— Start —

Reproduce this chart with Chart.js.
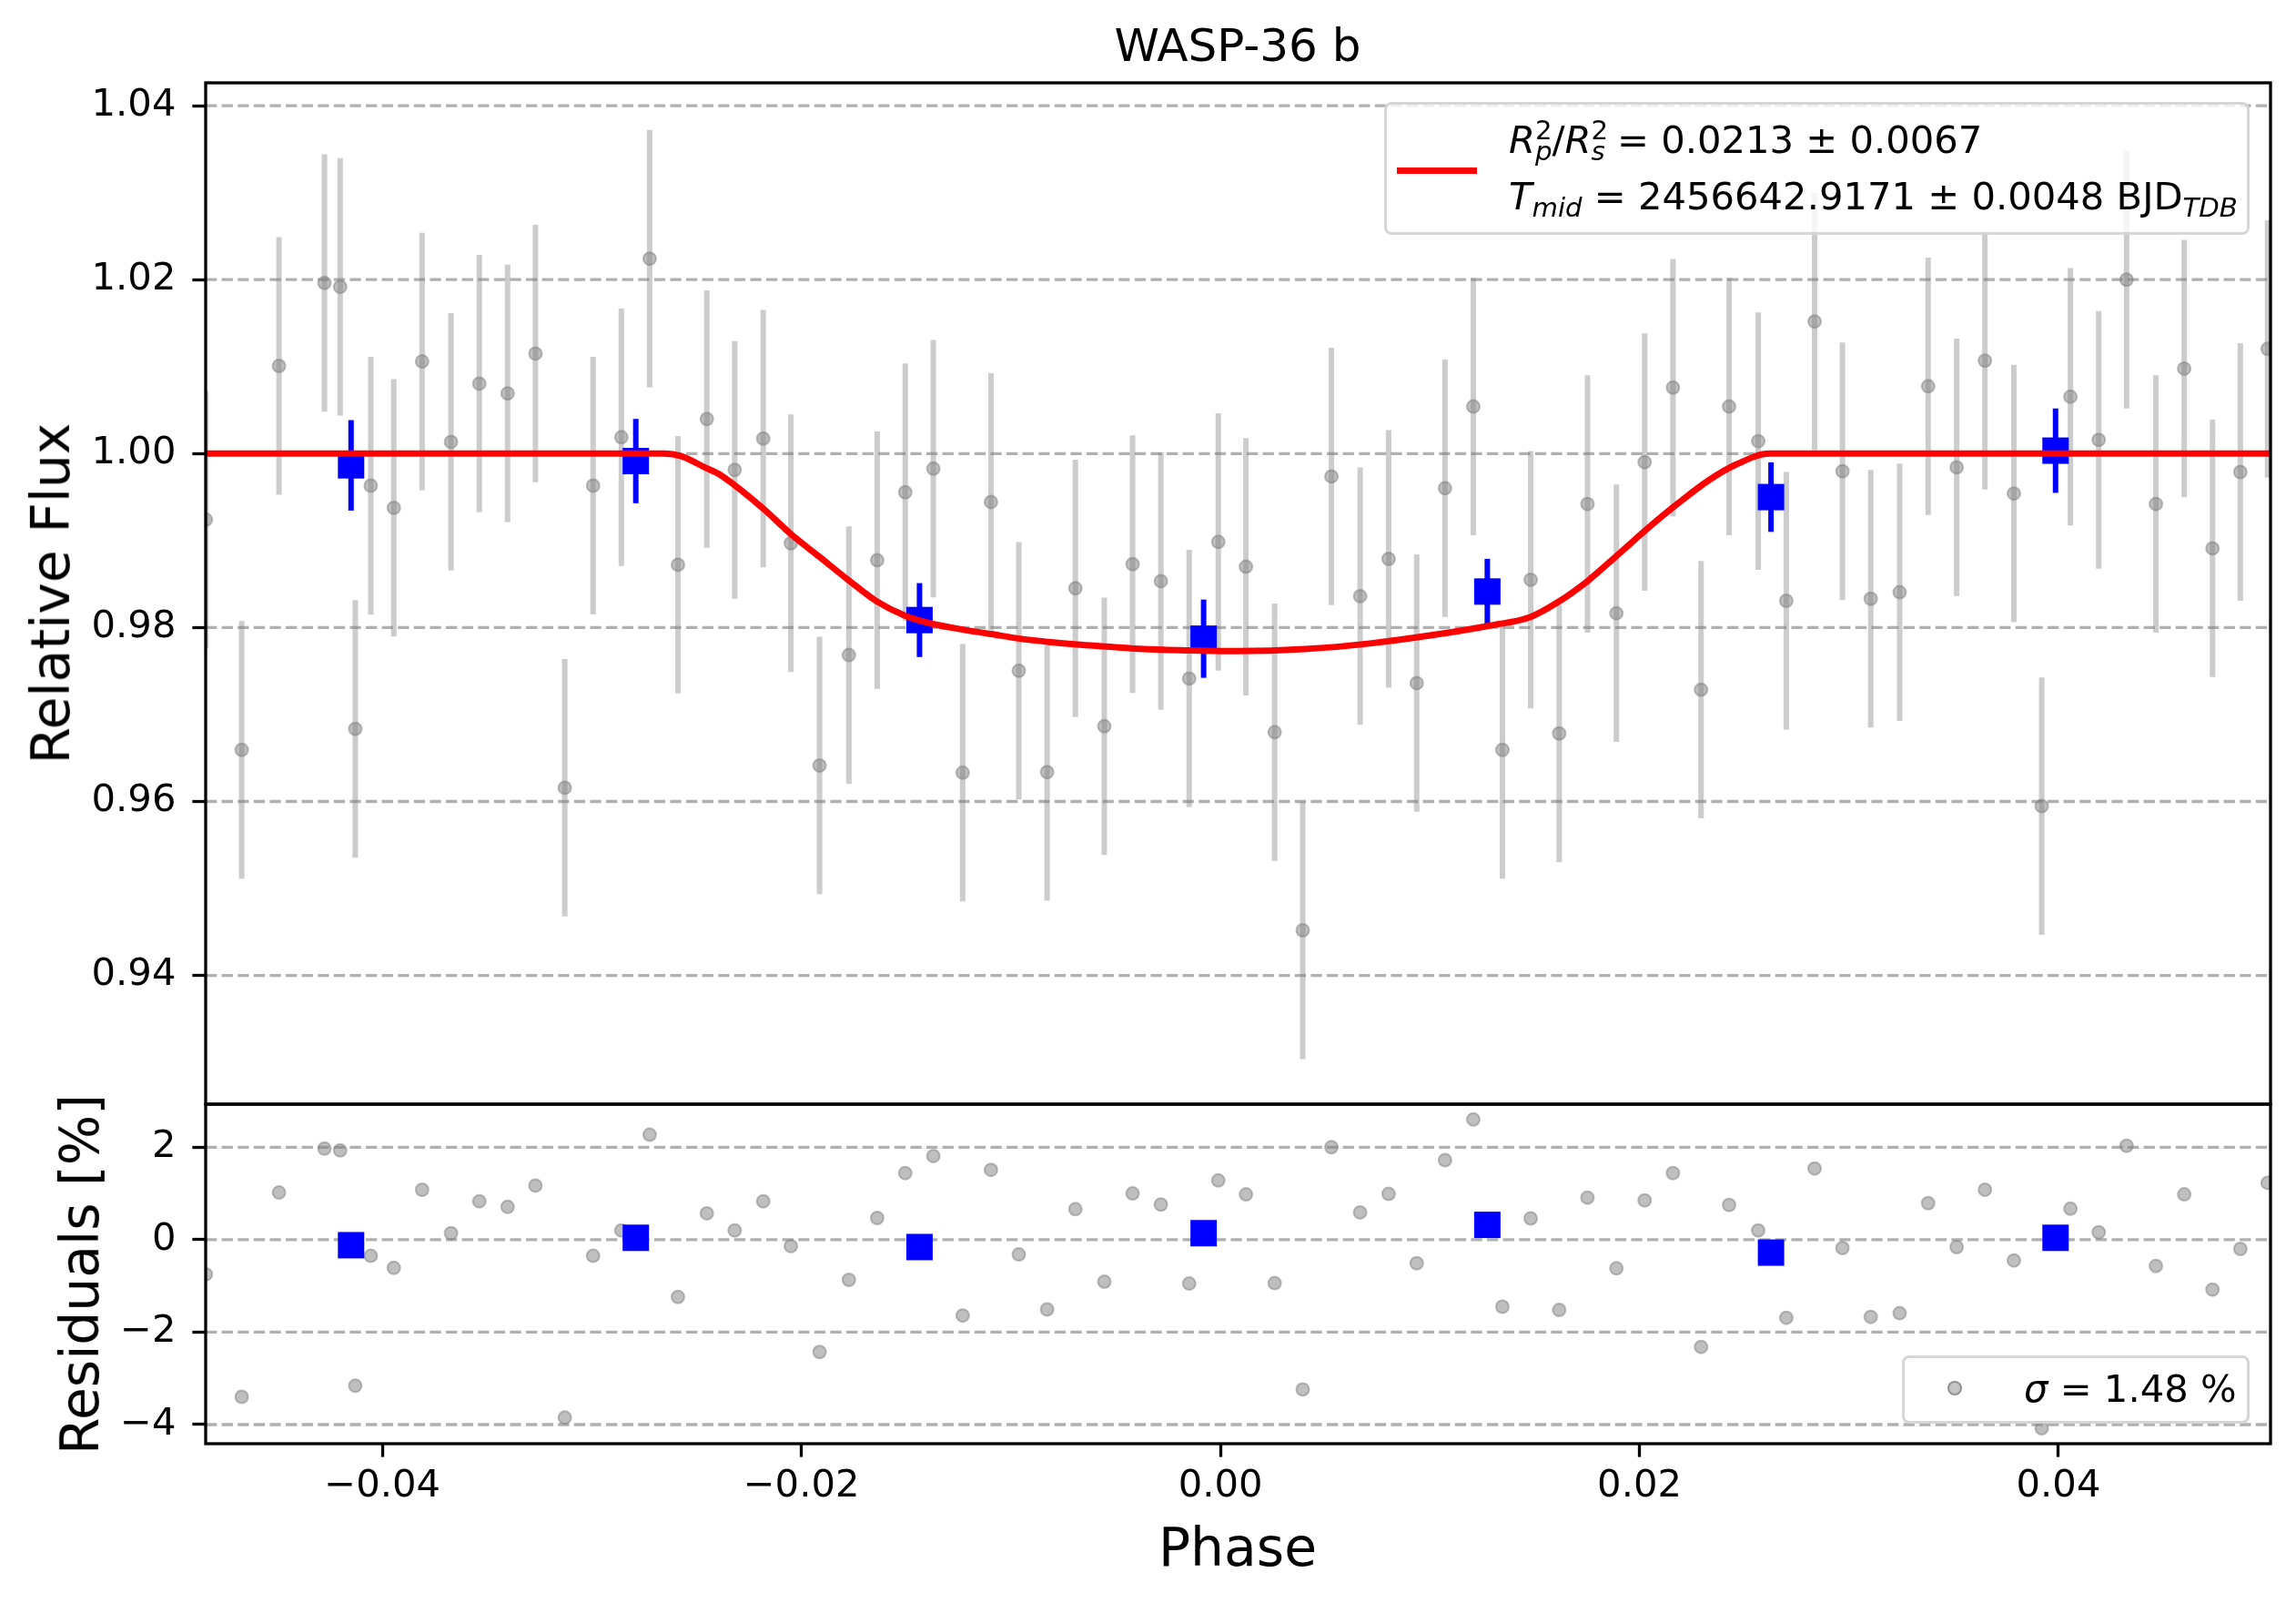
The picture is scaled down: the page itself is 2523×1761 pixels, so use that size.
<!DOCTYPE html>
<html>
<head>
<meta charset="utf-8">
<title>WASP-36 b</title>
<script src="https://cdn.jsdelivr.net/npm/chart.js@4.4.1/dist/chart.umd.min.js"></script>
<style>
body { margin: 0; background: #fff; }
#fig { position: relative; width: 2523px; height: 1761px; overflow: hidden; font-family: "DejaVu Sans", sans-serif; color: #000; }
canvas { position: absolute; left: 0; top: 0; }
.txt { position: absolute; white-space: nowrap; line-height: 1; }
.rot { position: absolute; white-space: nowrap; line-height: 1; transform: translate(-50%, -50%) rotate(-90deg); }
.legend { position: absolute; box-sizing: border-box; background: rgba(255,255,255,0.8); border: 3.3px solid rgba(204,204,204,0.8); border-radius: 8px; }
.sup { font-size: 0.7em; position: relative; top: -0.52em; }
.sub { font-size: 0.7em; position: relative; top: 0.3em; font-style: italic; }
</style>
</head>
<body>
<div id="fig">
  <canvas id="fluxChart" width="2523" height="1761"></canvas>
  <canvas id="residChart" width="2523" height="1761"></canvas>

  <div class="txt" style="left:1360px;top:24.7px;font-size:50px;transform:translateX(-50%)">WASP-36 b</div>
  <div class="rot" style="left:55.9px;top:652px;font-size:58.3px">Relative Flux</div>
  <div class="rot" style="left:87.9px;top:1399.5px;font-size:58.3px">Residuals [%]</div>
  <div class="txt" style="left:1360px;top:1670.7px;font-size:58.3px;transform:translateX(-50%)">Phase</div>

  <div class="legend" style="left:1521px;top:112px;width:951px;height:146px"></div>
  <div style="position:absolute;left:1535px;top:183.5px;width:88px;height:7px;background:#ff0000"></div>
  <div class="txt" style="left:1658px;top:132.7px;font-size:41.7px"><i>R</i><span class="sup">2</span><span class="sub" style="margin-left:-0.636em">p</span>/<i>R</i><span class="sup">2</span><span class="sub" style="margin-left:-0.636em">s</span> = 0.0213 ± 0.0067</div>
  <div class="txt" style="left:1658px;top:194.7px;font-size:41.7px"><i>T</i><span class="sub">mid</span> = 2456642.9171 ± 0.0048 BJD<span class="sub">TDB</span></div>

  <div class="legend" style="left:2090px;top:1489px;width:382px;height:75px"></div>
  <div style="position:absolute;left:2140px;top:1517px;width:16px;height:16px;box-sizing:border-box;border-radius:50%;background:rgba(128,128,128,0.45);border:2px solid rgba(110,110,110,0.6)"></div>
  <div class="txt" style="left:2224px;top:1504.7px;font-size:41.7px"><i>σ</i> = 1.48 %</div>
</div>

<script>
// Unbinned light curve (phase, relative flux, flux error, residual in %)
const phase = [
  -0.04842, -0.04671, -0.04493, -0.04276, -0.04201, -0.04129, -0.04055, -0.03945, -0.03810, -0.03672,
  -0.03537, -0.03402, -0.03269, -0.03129, -0.02994, -0.02859, -0.02724, -0.02589, -0.02451, -0.02318,
  -0.02182, -0.02050, -0.01913, -0.01773, -0.01638, -0.01504, -0.01370, -0.01230, -0.01095, -0.00962,
  -0.00827, -0.00692, -0.00554, -0.00419, -0.00284, -0.00149, -0.00010, 0.00122, 0.00259, 0.00393,
  0.00530, 0.00667, 0.00803, 0.00937, 0.01072, 0.01207, 0.01346, 0.01481, 0.01617, 0.01752,
  0.01890, 0.02025, 0.02160, 0.02294, 0.02428, 0.02567, 0.02701, 0.02836, 0.02969, 0.03104,
  0.03242, 0.03378, 0.03514, 0.03649, 0.03787, 0.03920, 0.04057, 0.04192, 0.04325, 0.04465,
  0.04600, 0.04735, 0.04868, 0.04998
];
const flux = [
  0.99241, 0.96594, 1.01008, 1.01962, 1.01917, 0.96835, 0.99632, 0.99376, 1.01060, 1.00135,
  1.00805, 1.00692, 1.01150, 0.96158, 0.99632, 1.00188, 1.02241, 0.98722, 1.00398, 0.99812,
  1.00173, 0.98970, 0.96414, 0.97684, 0.98774, 0.99556, 0.99827, 0.96331, 0.99444, 0.97504,
  0.96338, 0.98451, 0.96865, 0.98729, 0.98534, 0.97414, 0.98985, 0.98699, 0.96797, 0.94519,
  0.99737, 0.98361, 0.98789, 0.97361, 0.99602, 1.00541, 0.96594, 0.98549, 0.96782, 0.99421,
  0.98165, 0.99902, 1.00759, 0.97286, 1.00541, 1.00143, 0.98308, 1.01519, 0.99797, 0.98331,
  0.98406, 1.00774, 0.99842, 1.01068, 0.99541, 0.95947, 1.00654, 1.00158, 1.02000, 0.99421,
  1.00977, 0.98910, 0.99789, 1.01203
];
const fluxErr = [
  0.0148, 0.0148, 0.0148, 0.0148, 0.0148, 0.0148, 0.0148, 0.0148, 0.0148, 0.0148,
  0.0148, 0.0148, 0.0148, 0.0148, 0.0148, 0.0148, 0.0148, 0.0148, 0.0148, 0.0148,
  0.0148, 0.0148, 0.0148, 0.0148, 0.0148, 0.0148, 0.0148, 0.0148, 0.0148, 0.0148,
  0.0148, 0.0148, 0.0148, 0.0148, 0.0148, 0.0148, 0.0148, 0.0148, 0.0148, 0.0148,
  0.0148, 0.0148, 0.0148, 0.0148, 0.0148, 0.0148, 0.0148, 0.0148, 0.0148, 0.0148,
  0.0148, 0.0148, 0.0148, 0.0148, 0.0148, 0.0148, 0.0148, 0.0148, 0.0148, 0.0148,
  0.0148, 0.0148, 0.0148, 0.0148, 0.0148, 0.0148, 0.0148, 0.0148, 0.0148, 0.0148,
  0.0148, 0.0148, 0.0148, 0.0148
];
const resid = [
  -0.75, -3.40, 1.02, 1.97, 1.93, -3.16, -0.35, -0.61, 1.08, 0.14,
  0.83, 0.71, 1.17, -3.85, -0.35, 0.20, 2.27, -1.24, 0.57, 0.20,
  0.83, -0.14, -2.43, -0.87, 0.47, 1.44, 1.81, -1.64, 1.51, -0.32,
  -1.51, 0.66, -0.91, 1.00, 0.76, -0.95, 1.28, 0.98, -0.94, -3.24,
  2.00, 0.59, 0.99, -0.51, 1.72, 2.60, -1.45, 0.46, -1.52, 0.91,
  -0.62, 0.85, 1.44, -2.32, 0.75, 0.20, -1.69, 1.54, -0.18, -1.67,
  -1.59, 0.79, -0.16, 1.08, -0.45, -4.08, 0.67, 0.16, 2.03, -0.57,
  0.98, -1.08, -0.20, 1.23
];

// Binned points
const binPhase = [-0.04149, -0.02790, -0.01436, -0.00080, 0.01274, 0.02628, 0.03986];
const binFlux = [0.99865, 0.99914, 0.98086, 0.97872, 0.98414, 0.99500, 1.00034];
const binErr = [0.0052, 0.00485, 0.00425, 0.0045, 0.00376, 0.0040, 0.00485];
const binResid = [-0.12, 0.04, -0.16, 0.14, 0.32, -0.28, 0.04];

// Transit model
const modelPhase = [
  -0.0490, -0.02654, -0.02573, -0.02461, -0.02395, -0.02186, -0.02050, -0.01913, -0.01777, -0.01640,
  -0.01504, -0.01367, -0.01230, -0.01094, -0.00957, -0.00820, -0.00684, -0.00547, -0.00411, -0.00274,
  -0.00146, 0.00080, 0.00402, 0.00723, 0.01045, 0.01286, 0.01478, 0.01607, 0.01752, 0.01896,
  0.02041, 0.02185, 0.02330, 0.02459, 0.02620, 0.0505
];
const modelFlux = [
  1.00000, 1.00000, 0.99970, 0.99842, 0.99767, 0.99376, 0.99075, 0.98812, 0.98549, 0.98301,
  0.98135, 0.98038, 0.97977, 0.97925, 0.97872, 0.97835, 0.97805, 0.97782, 0.97759, 0.97744,
  0.97737, 0.97729, 0.97752, 0.97820, 0.97925, 0.98023, 0.98120, 0.98286, 0.98534, 0.98835,
  0.99143, 0.99429, 0.99692, 0.99872, 1.00000, 1.00000
];

// Axes
const phaseTicks = [-0.04, -0.02, 0.00, 0.02, 0.04];
const fluxTicks = [0.94, 0.96, 0.98, 1.00, 1.02, 1.04];
const residTicks = [-4, -2, 0, 2];
const phaseRange = [-0.04843, 0.05012];
const fluxRange = [0.9252, 1.04263];
const residRange = [-4.414, 2.931];

const tickFont = { family: 'DejaVu Sans', size: 41.7 };
const minus = s => s.replace('-', '\u2212');

// Panel decoration: dashed grid, error bars, axes frame
const panelPlugin = {
    id: 'panel',
    beforeDatasetsDraw(chart) {
        const { ctx, chartArea: a, scales } = chart;
        ctx.save();
        ctx.strokeStyle = '#b0b0b0';
        ctx.lineWidth = 3.3;
        ctx.setLineDash([12.3, 5.3]);
        scales.y.ticks.forEach(t => {
            const py = scales.y.getPixelForValue(t.value);
            ctx.beginPath();
            ctx.moveTo(a.left, py);
            ctx.lineTo(a.right, py);
            ctx.stroke();
        });
        ctx.restore();
    },
    beforeDatasetDraw(chart, args) {
        const ds = chart.data.datasets[args.index];
        if (!ds.yErr) return;
        const { ctx, chartArea: a, scales: { x, y } } = chart;
        ctx.save();
        ctx.beginPath();
        ctx.rect(a.left, a.top, a.width, a.height);
        ctx.clip();
        ctx.strokeStyle = ds.errColor;
        ctx.lineWidth = ds.errWidth;
        ds.data.forEach((p, i) => {
            const px = x.getPixelForValue(p.x);
            ctx.beginPath();
            ctx.moveTo(px, y.getPixelForValue(p.y - ds.yErr[i]));
            ctx.lineTo(px, y.getPixelForValue(p.y + ds.yErr[i]));
            ctx.stroke();
        });
        ctx.restore();
    },
    afterDraw(chart) {
        const { ctx, chartArea: a } = chart;
        ctx.save();
        ctx.strokeStyle = '#000';
        ctx.lineWidth = 3.3;
        ctx.strokeRect(a.left, a.top, a.right - a.left, a.bottom - a.top);
        ctx.restore();
    }
};

function makePanel(id, datasets, yRange, yTicks, yFormat, showX, padTop, padBottom) {
    return new Chart(document.getElementById(id), {
        type: 'scatter',
        data: { datasets: datasets },
        plugins: [panelPlugin],
        options: {
            responsive: false,
            animation: false,
            events: [],
            devicePixelRatio: 1,
            layout: { autoPadding: false, padding: { left: 0, right: 28, top: padTop, bottom: padBottom } },
            plugins: { legend: { display: false }, tooltip: { enabled: false } },
            scales: {
                x: {
                    type: 'linear',
                    display: showX,
                    min: phaseRange[0],
                    max: phaseRange[1],
                    afterBuildTicks: s => { s.ticks = phaseTicks.map(v => ({ value: v })); },
                    afterFit: s => { s.height = showX ? 175 : 0; },
                    border: { display: false },
                    grid: { drawOnChartArea: false, drawTicks: true, tickLength: 14.6, tickColor: '#000', tickWidth: 3.3 },
                    ticks: {
                        autoSkip: false, maxRotation: 0, padding: 8, color: '#000', font: tickFont,
                        callback: v => minus(v.toFixed(2))
                    }
                },
                y: {
                    type: 'linear',
                    min: yRange[0],
                    max: yRange[1],
                    afterBuildTicks: s => { s.ticks = yTicks.map(v => ({ value: v })); },
                    afterFit: s => { s.width = 226; },
                    border: { display: false },
                    grid: { drawOnChartArea: false, drawTicks: true, tickLength: 14.6, tickColor: '#000', tickWidth: 3.3 },
                    ticks: { autoSkip: false, padding: 18, color: '#000', font: tickFont, callback: yFormat }
                }
            }
        }
    });
}

const grayFill = 'rgba(128,128,128,0.5)';

makePanel('fluxChart', [
    {
        label: 'model',
        data: modelPhase.map((x, i) => ({ x: x, y: modelFlux[i] })),
        showLine: true,
        cubicInterpolationMode: 'monotone',
        borderColor: '#ff0000',
        borderWidth: 7,
        pointRadius: 0,
        order: 0
    },
    {
        label: 'binned',
        data: binPhase.map((x, i) => ({ x: x, y: binFlux[i] })),
        pointStyle: 'rect',
        pointRadius: 20.5,
        backgroundColor: '#0000ff',
        borderWidth: 0,
        yErr: binErr, errColor: '#0000ff', errWidth: 6,
        order: 1
    },
    {
        label: 'data',
        data: phase.map((x, i) => ({ x: x, y: flux[i] })),
        pointRadius: 7,
        backgroundColor: grayFill,
        borderColor: grayFill,
        borderWidth: 2,
        yErr: fluxErr, errColor: 'rgba(128,128,128,0.4)', errWidth: 6,
        order: 2
    }
], fluxRange, fluxTicks, v => v.toFixed(2), false, 91, 548);

makePanel('residChart', [
    {
        label: 'binned residuals',
        data: binPhase.map((x, i) => ({ x: x, y: binResid[i] })),
        pointStyle: 'rect',
        pointRadius: 20.5,
        backgroundColor: '#0000ff',
        borderWidth: 0,
        order: 0
    },
    {
        label: 'residuals',
        data: phase.map((x, i) => ({ x: x, y: resid[i] })),
        pointRadius: 7,
        backgroundColor: grayFill,
        borderColor: grayFill,
        borderWidth: 2,
        order: 1
    }
], residRange, residTicks, v => minus(String(v)), true, 1213, 0);
</script>
</body>
</html>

— End —

YOUR OBJECTIVE → The lines to quote run from the one containing "The picture is" to the one containing "2456642.9171 ± 0.0048". Quote them exactly, with both of those lines, and nothing else.

RESULT FOR THIS TASK →
The picture is scaled down: the page itself is 2523×1761 pixels, so use that size.
<!DOCTYPE html>
<html>
<head>
<meta charset="utf-8">
<title>WASP-36 b</title>
<script src="https://cdn.jsdelivr.net/npm/chart.js@4.4.1/dist/chart.umd.min.js"></script>
<style>
body { margin: 0; background: #fff; }
#fig { position: relative; width: 2523px; height: 1761px; overflow: hidden; font-family: "DejaVu Sans", sans-serif; color: #000; }
canvas { position: absolute; left: 0; top: 0; }
.txt { position: absolute; white-space: nowrap; line-height: 1; }
.rot { position: absolute; white-space: nowrap; line-height: 1; transform: translate(-50%, -50%) rotate(-90deg); }
.legend { position: absolute; box-sizing: border-box; background: rgba(255,255,255,0.8); border: 3.3px solid rgba(204,204,204,0.8); border-radius: 8px; }
.sup { font-size: 0.7em; position: relative; top: -0.52em; }
.sub { font-size: 0.7em; position: relative; top: 0.3em; font-style: italic; }
</style>
</head>
<body>
<div id="fig">
  <canvas id="fluxChart" width="2523" height="1761"></canvas>
  <canvas id="residChart" width="2523" height="1761"></canvas>

  <div class="txt" style="left:1360px;top:24.7px;font-size:50px;transform:translateX(-50%)">WASP-36 b</div>
  <div class="rot" style="left:55.9px;top:652px;font-size:58.3px">Relative Flux</div>
  <div class="rot" style="left:87.9px;top:1399.5px;font-size:58.3px">Residuals [%]</div>
  <div class="txt" style="left:1360px;top:1670.7px;font-size:58.3px;transform:translateX(-50%)">Phase</div>

  <div class="legend" style="left:1521px;top:112px;width:951px;height:146px"></div>
  <div style="position:absolute;left:1535px;top:183.5px;width:88px;height:7px;background:#ff0000"></div>
  <div class="txt" style="left:1658px;top:132.7px;font-size:41.7px"><i>R</i><span class="sup">2</span><span class="sub" style="margin-left:-0.636em">p</span>/<i>R</i><span class="sup">2</span><span class="sub" style="margin-left:-0.636em">s</span> = 0.0213 ± 0.0067</div>
  <div class="txt" style="left:1658px;top:194.7px;font-size:41.7px"><i>T</i><span class="sub">mid</span> = 2456642.9171 ± 0.0048 BJD<span class="sub">TDB</span></div>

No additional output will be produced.